■ **EXERCISE DIRECTIONS**: Copy every line of the material below word for word.

>> BEGIN SOURCE EXCERPT

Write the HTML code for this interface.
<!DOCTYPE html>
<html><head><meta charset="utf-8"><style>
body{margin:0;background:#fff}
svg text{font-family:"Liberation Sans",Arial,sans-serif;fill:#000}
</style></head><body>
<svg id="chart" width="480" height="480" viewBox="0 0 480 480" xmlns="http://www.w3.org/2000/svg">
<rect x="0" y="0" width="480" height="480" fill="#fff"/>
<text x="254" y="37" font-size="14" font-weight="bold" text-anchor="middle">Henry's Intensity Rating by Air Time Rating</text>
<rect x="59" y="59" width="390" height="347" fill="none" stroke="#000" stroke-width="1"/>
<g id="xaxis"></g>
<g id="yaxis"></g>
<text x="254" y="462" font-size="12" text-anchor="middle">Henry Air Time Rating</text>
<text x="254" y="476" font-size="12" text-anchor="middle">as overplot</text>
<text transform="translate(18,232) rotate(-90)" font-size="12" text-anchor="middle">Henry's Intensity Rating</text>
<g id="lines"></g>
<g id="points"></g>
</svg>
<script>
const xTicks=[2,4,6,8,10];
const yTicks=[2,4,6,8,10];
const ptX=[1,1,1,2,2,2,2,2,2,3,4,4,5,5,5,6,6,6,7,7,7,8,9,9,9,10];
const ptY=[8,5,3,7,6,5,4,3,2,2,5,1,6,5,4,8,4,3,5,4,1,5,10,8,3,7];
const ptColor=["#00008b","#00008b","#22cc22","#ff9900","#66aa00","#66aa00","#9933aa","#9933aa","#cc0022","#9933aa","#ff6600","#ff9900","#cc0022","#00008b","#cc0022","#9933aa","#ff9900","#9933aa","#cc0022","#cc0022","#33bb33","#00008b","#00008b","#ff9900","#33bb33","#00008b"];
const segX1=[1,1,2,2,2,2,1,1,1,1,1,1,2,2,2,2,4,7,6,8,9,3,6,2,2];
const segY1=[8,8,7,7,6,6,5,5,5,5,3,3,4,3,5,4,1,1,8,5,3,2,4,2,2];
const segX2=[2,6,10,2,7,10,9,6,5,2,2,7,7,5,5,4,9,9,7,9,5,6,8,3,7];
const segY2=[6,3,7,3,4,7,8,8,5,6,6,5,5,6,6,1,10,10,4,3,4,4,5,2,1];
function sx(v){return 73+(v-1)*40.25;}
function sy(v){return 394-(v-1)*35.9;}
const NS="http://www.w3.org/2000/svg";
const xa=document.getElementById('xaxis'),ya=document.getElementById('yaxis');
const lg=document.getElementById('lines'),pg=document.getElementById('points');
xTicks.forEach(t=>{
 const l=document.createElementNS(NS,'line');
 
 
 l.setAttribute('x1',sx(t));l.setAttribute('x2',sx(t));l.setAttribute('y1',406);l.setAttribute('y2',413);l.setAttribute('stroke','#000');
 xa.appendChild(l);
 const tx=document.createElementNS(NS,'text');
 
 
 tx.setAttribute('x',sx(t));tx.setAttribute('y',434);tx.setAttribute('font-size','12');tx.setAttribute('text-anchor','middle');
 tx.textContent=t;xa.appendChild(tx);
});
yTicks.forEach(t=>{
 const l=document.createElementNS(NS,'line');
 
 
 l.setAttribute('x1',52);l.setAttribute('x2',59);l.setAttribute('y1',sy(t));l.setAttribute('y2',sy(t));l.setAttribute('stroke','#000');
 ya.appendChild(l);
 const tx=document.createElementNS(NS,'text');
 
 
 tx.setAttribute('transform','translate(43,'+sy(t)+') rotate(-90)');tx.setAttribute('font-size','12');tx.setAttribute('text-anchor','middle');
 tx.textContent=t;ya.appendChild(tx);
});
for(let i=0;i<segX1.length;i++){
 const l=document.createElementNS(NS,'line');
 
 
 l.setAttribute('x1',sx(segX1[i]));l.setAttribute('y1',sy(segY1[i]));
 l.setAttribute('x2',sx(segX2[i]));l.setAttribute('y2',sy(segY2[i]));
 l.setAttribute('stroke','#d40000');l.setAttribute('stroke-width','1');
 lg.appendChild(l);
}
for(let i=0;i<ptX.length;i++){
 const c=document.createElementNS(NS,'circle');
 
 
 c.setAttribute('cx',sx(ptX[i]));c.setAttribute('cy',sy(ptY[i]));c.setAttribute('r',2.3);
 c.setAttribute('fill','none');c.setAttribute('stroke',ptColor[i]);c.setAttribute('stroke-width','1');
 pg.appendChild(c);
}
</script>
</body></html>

>> END SOURCE EXCERPT

■ **SOLUTION TO THE EXERCISE**:
Write the HTML code for this interface.
<!DOCTYPE html>
<html><head><meta charset="utf-8"><style>
body{margin:0;background:#fff}
svg text{font-family:"Liberation Sans",Arial,sans-serif;fill:#000}
</style></head><body>
<svg id="chart" width="480" height="480" viewBox="0 0 480 480" xmlns="http://www.w3.org/2000/svg">
<rect x="0" y="0" width="480" height="480" fill="#fff"/>
<text x="254" y="37" font-size="14" font-weight="bold" text-anchor="middle">Henry's Intensity Rating by Air Time Rating</text>
<rect x="59" y="59" width="390" height="347" fill="none" stroke="#000" stroke-width="1"/>
<g id="xaxis"></g>
<g id="yaxis"></g>
<text x="254" y="462" font-size="12" text-anchor="middle">Henry Air Time Rating</text>
<text x="254" y="476" font-size="12" text-anchor="middle">as overplot</text>
<text transform="translate(18,232) rotate(-90)" font-size="12" text-anchor="middle">Henry's Intensity Rating</text>
<g id="lines"></g>
<g id="points"></g>
</svg>
<script>
const xTicks=[2,4,6,8,10];
const yTicks=[2,4,6,8,10];
const ptX=[1,1,1,2,2,2,2,2,2,3,4,4,5,5,5,6,6,6,7,7,7,8,9,9,9,10];
const ptY=[8,5,3,7,6,5,4,3,2,2,5,1,6,5,4,8,4,3,5,4,1,5,10,8,3,7];
const ptColor=["#00008b","#00008b","#22cc22","#ff9900","#66aa00","#66aa00","#9933aa","#9933aa","#cc0022","#9933aa","#ff6600","#ff9900","#cc0022","#00008b","#cc0022","#9933aa","#ff9900","#9933aa","#cc0022","#cc0022","#33bb33","#00008b","#00008b","#ff9900","#33bb33","#00008b"];
const segX1=[1,1,2,2,2,2,1,1,1,1,1,1,2,2,2,2,4,7,6,8,9,3,6,2,2];
const segY1=[8,8,7,7,6,6,5,5,5,5,3,3,4,3,5,4,1,1,8,5,3,2,4,2,2];
const segX2=[2,6,10,2,7,10,9,6,5,2,2,7,7,5,5,4,9,9,7,9,5,6,8,3,7];
const segY2=[6,3,7,3,4,7,8,8,5,6,6,5,5,6,6,1,10,10,4,3,4,4,5,2,1];
function sx(v){return 73+(v-1)*40.25;}
function sy(v){return 394-(v-1)*35.9;}
const NS="http://www.w3.org/2000/svg";
const xa=document.getElementById('xaxis'),ya=document.getElementById('yaxis');
const lg=document.getElementById('lines'),pg=document.getElementById('points');
xTicks.forEach(t=>{
 const l=document.createElementNS(NS,'line');
 
 
 l.setAttribute('x1',sx(t));l.setAttribute('x2',sx(t));l.setAttribute('y1',406);l.setAttribute('y2',413);l.setAttribute('stroke','#000');
 xa.appendChild(l);
 const tx=document.createElementNS(NS,'text');
 
 
 tx.setAttribute('x',sx(t));tx.setAttribute('y',434);tx.setAttribute('font-size','12');tx.setAttribute('text-anchor','middle');
 tx.textContent=t;xa.appendChild(tx);
});
yTicks.forEach(t=>{
 const l=document.createElementNS(NS,'line');
 
 
 l.setAttribute('x1',52);l.setAttribute('x2',59);l.setAttribute('y1',sy(t));l.setAttribute('y2',sy(t));l.setAttribute('stroke','#000');
 ya.appendChild(l);
 const tx=document.createElementNS(NS,'text');
 
 
 tx.setAttribute('transform','translate(43,'+sy(t)+') rotate(-90)');tx.setAttribute('font-size','12');tx.setAttribute('text-anchor','middle');
 tx.textContent=t;ya.appendChild(tx);
});
for(let i=0;i<segX1.length;i++){
 const l=document.createElementNS(NS,'line');
 
 
 l.setAttribute('x1',sx(segX1[i]));l.setAttribute('y1',sy(segY1[i]));
 l.setAttribute('x2',sx(segX2[i]));l.setAttribute('y2',sy(segY2[i]));
 l.setAttribute('stroke','#d40000');l.setAttribute('stroke-width','1');
 lg.appendChild(l);
}
for(let i=0;i<ptX.length;i++){
 const c=document.createElementNS(NS,'circle');
 
 
 c.setAttribute('cx',sx(ptX[i]));c.setAttribute('cy',sy(ptY[i]));c.setAttribute('r',2.3);
 c.setAttribute('fill','none');c.setAttribute('stroke',ptColor[i]);c.setAttribute('stroke-width','1');
 pg.appendChild(c);
}
</script>
</body></html>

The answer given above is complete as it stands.